▸ Task brief:
Do not copy the pictures; transcribe all other material exactly.
|---|
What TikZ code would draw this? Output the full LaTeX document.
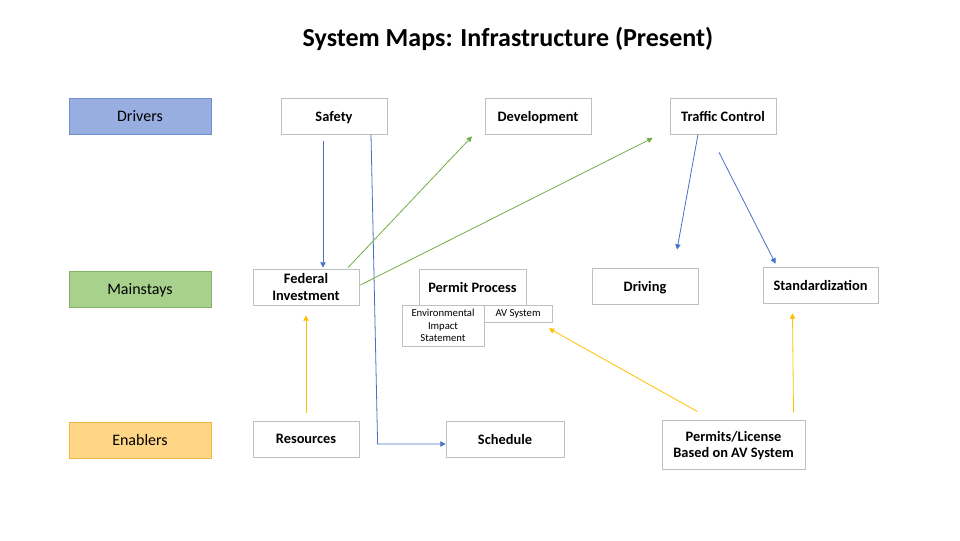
\documentclass[tikz,border=0pt]{standalone}
\usepackage{fontspec}
\setmainfont{Carlito}
\usetikzlibrary{calc,arrows.meta}
\definecolor{boxline}{HTML}{BFBFBF}
\definecolor{arrblue}{HTML}{4472C4}
\definecolor{arrgreen}{HTML}{70AD47}
\definecolor{arryellow}{HTML}{FFC000}
\definecolor{drvfill}{HTML}{98AEE0}
\definecolor{drvline}{HTML}{6F8FCF}
\definecolor{mnfill}{HTML}{A9D18E}
\definecolor{mnline}{HTML}{82B366}
\definecolor{enfill}{HTML}{FFD685}
\definecolor{enline}{HTML}{F0B840}
\tikzset{
  px/.style={x=0.75pt,y=-0.75pt},
  box/.style={draw=boxline,fill=white,line width=0.6pt,inner sep=1pt,align=center,text depth=0pt,
    font=\fontsize{10.8}{12.5}\selectfont\bfseries,minimum height=27pt,minimum width=79.5pt},
  small/.style={draw=boxline,fill=white,line width=0.6pt,inner sep=1pt,align=center,
    font=\fontsize{8}{9.6}\selectfont},
  rowlabel/.style={line width=0.6pt,minimum width=106.5pt,minimum height=27pt,text depth=0pt,
    font=\fontsize{12}{14}\selectfont},
  tip/.style={-{Triangle[length=4pt,width=4pt]}},
  bluearr/.style={tip,draw=arrblue,line width=0.6pt},
  greenarr/.style={tip,draw=arrgreen,line width=0.6pt},
  yelarr/.style={tip,draw=arryellow,line width=0.6pt}
}
\begin{document}
\begin{tikzpicture}[px]
\useasboundingbox (0,0) rectangle (960,540);
\node[font=\fontsize{19.5}{23}\selectfont\bfseries] (title) at (508,39) {System Maps: Infrastructure (Present)};

\node[rowlabel,draw=drvline,fill=drvfill] (drivers) at (140,116) {Drivers};
\node[rowlabel,draw=mnline,fill=mnfill] (mainstays) at (140,289) {Mainstays};
\node[rowlabel,draw=enline,fill=enfill] (enablers) at (140,440) {Enablers};

\node[box] (safety) at (334,116) {Safety};
\node[box] (dev) at (538,116) {Development};
\node[box] (tc) at (723,116) {Traffic Control};

\node[box] (fed) at (306,287) {Federal\\Investment};
\node[box,minimum width=80.25pt] (permit) at (472.5,287) {Permit Process};
\node[small,minimum width=61.5pt,minimum height=30.75pt] (eis) at (443,325.5) {Environmental\\Impact\\Statement};
\node[small,minimum width=51pt,minimum height=12.75pt] (av) at (518,313.5) {AV System};
\node[box] (driving) at (645,286) {Driving};
\node[box,minimum width=86.25pt] (std) at (820.5,285) {Standardization};

\node[box] (res) at (306,439) {Resources};
\node[box,minimum width=88.5pt] (sched) at (505,439) {Schedule};
\node[box,minimum width=107.25pt,minimum height=36.75pt] (perm) at (733.5,444.5) {Permits/License\\Based on AV System};

% blue arrows
\draw[bluearr] ($(safety.south)+(-11,7)$) -- ($(fed.north)+(17,-1)$);
\coordinate (bend) at ($(sched.west)+(-68,5)$);
\draw[bluearr] ($(safety.south)+(37,0)$) -- (bend) -- ($(sched.west)+(0,5)$);
\draw[bluearr] ($(tc.south)+(-25,0)$) -- ($(driving.north)+(32,-18)$);
\draw[bluearr] ($(tc.south)+(-4,18)$) -- ($(std.north)+(-45,-3)$);

% green arrows
\draw[greenarr] ($(fed.north)+(42,-1)$) -- ($(dev.south)+(-66,2)$);
\draw[greenarr] ($(fed.east)+(1,-2)$) -- ($(tc.west)+(-17,22)$);

% yellow arrows
\draw[yelarr] ($(res.north)+(0,-8)$) -- ($(fed.south)+(0,10)$);
\draw[yelarr] ($(perm.north)+(-36,-8)$) -- ($(av.south)+(31,6)$);
\draw[yelarr] ($(perm.north)+(60,-7)$) -- ($(std.south)+(-28,10)$);
\end{tikzpicture}
\end{document}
|---|
▸ Written response:
What TikZ code would draw this? Output the full LaTeX document.
\documentclass[tikz,border=0pt]{standalone}
\usepackage{fontspec}
\setmainfont{Carlito}
\usetikzlibrary{calc,arrows.meta}
\definecolor{boxline}{HTML}{BFBFBF}
\definecolor{arrblue}{HTML}{4472C4}
\definecolor{arrgreen}{HTML}{70AD47}
\definecolor{arryellow}{HTML}{FFC000}
\definecolor{drvfill}{HTML}{98AEE0}
\definecolor{drvline}{HTML}{6F8FCF}
\definecolor{mnfill}{HTML}{A9D18E}
\definecolor{mnline}{HTML}{82B366}
\definecolor{enfill}{HTML}{FFD685}
\definecolor{enline}{HTML}{F0B840}
\tikzset{
  px/.style={x=0.75pt,y=-0.75pt},
  box/.style={draw=boxline,fill=white,line width=0.6pt,inner sep=1pt,align=center,text depth=0pt,
    font=\fontsize{10.8}{12.5}\selectfont\bfseries,minimum height=27pt,minimum width=79.5pt},
  small/.style={draw=boxline,fill=white,line width=0.6pt,inner sep=1pt,align=center,
    font=\fontsize{8}{9.6}\selectfont},
  rowlabel/.style={line width=0.6pt,minimum width=106.5pt,minimum height=27pt,text depth=0pt,
    font=\fontsize{12}{14}\selectfont},
  tip/.style={-{Triangle[length=4pt,width=4pt]}},
  bluearr/.style={tip,draw=arrblue,line width=0.6pt},
  greenarr/.style={tip,draw=arrgreen,line width=0.6pt},
  yelarr/.style={tip,draw=arryellow,line width=0.6pt}
}
\begin{document}
\begin{tikzpicture}[px]
\useasboundingbox (0,0) rectangle (960,540);
\node[font=\fontsize{19.5}{23}\selectfont\bfseries] (title) at (508,39) {System Maps: Infrastructure (Present)};

\node[rowlabel,draw=drvline,fill=drvfill] (drivers) at (140,116) {Drivers};
\node[rowlabel,draw=mnline,fill=mnfill] (mainstays) at (140,289) {Mainstays};
\node[rowlabel,draw=enline,fill=enfill] (enablers) at (140,440) {Enablers};

\node[box] (safety) at (334,116) {Safety};
\node[box] (dev) at (538,116) {Development};
\node[box] (tc) at (723,116) {Traffic Control};

\node[box] (fed) at (306,287) {Federal\\Investment};
\node[box,minimum width=80.25pt] (permit) at (472.5,287) {Permit Process};
\node[small,minimum width=61.5pt,minimum height=30.75pt] (eis) at (443,325.5) {Environmental\\Impact\\Statement};
\node[small,minimum width=51pt,minimum height=12.75pt] (av) at (518,313.5) {AV System};
\node[box] (driving) at (645,286) {Driving};
\node[box,minimum width=86.25pt] (std) at (820.5,285) {Standardization};

\node[box] (res) at (306,439) {Resources};
\node[box,minimum width=88.5pt] (sched) at (505,439) {Schedule};
\node[box,minimum width=107.25pt,minimum height=36.75pt] (perm) at (733.5,444.5) {Permits/License\\Based on AV System};

% blue arrows
\draw[bluearr] ($(safety.south)+(-11,7)$) -- ($(fed.north)+(17,-1)$);
\coordinate (bend) at ($(sched.west)+(-68,5)$);
\draw[bluearr] ($(safety.south)+(37,0)$) -- (bend) -- ($(sched.west)+(0,5)$);
\draw[bluearr] ($(tc.south)+(-25,0)$) -- ($(driving.north)+(32,-18)$);
\draw[bluearr] ($(tc.south)+(-4,18)$) -- ($(std.north)+(-45,-3)$);

% green arrows
\draw[greenarr] ($(fed.north)+(42,-1)$) -- ($(dev.south)+(-66,2)$);
\draw[greenarr] ($(fed.east)+(1,-2)$) -- ($(tc.west)+(-17,22)$);

% yellow arrows
\draw[yelarr] ($(res.north)+(0,-8)$) -- ($(fed.south)+(0,10)$);
\draw[yelarr] ($(perm.north)+(-36,-8)$) -- ($(av.south)+(31,6)$);
\draw[yelarr] ($(perm.north)+(60,-7)$) -- ($(std.south)+(-28,10)$);
\end{tikzpicture}
\end{document}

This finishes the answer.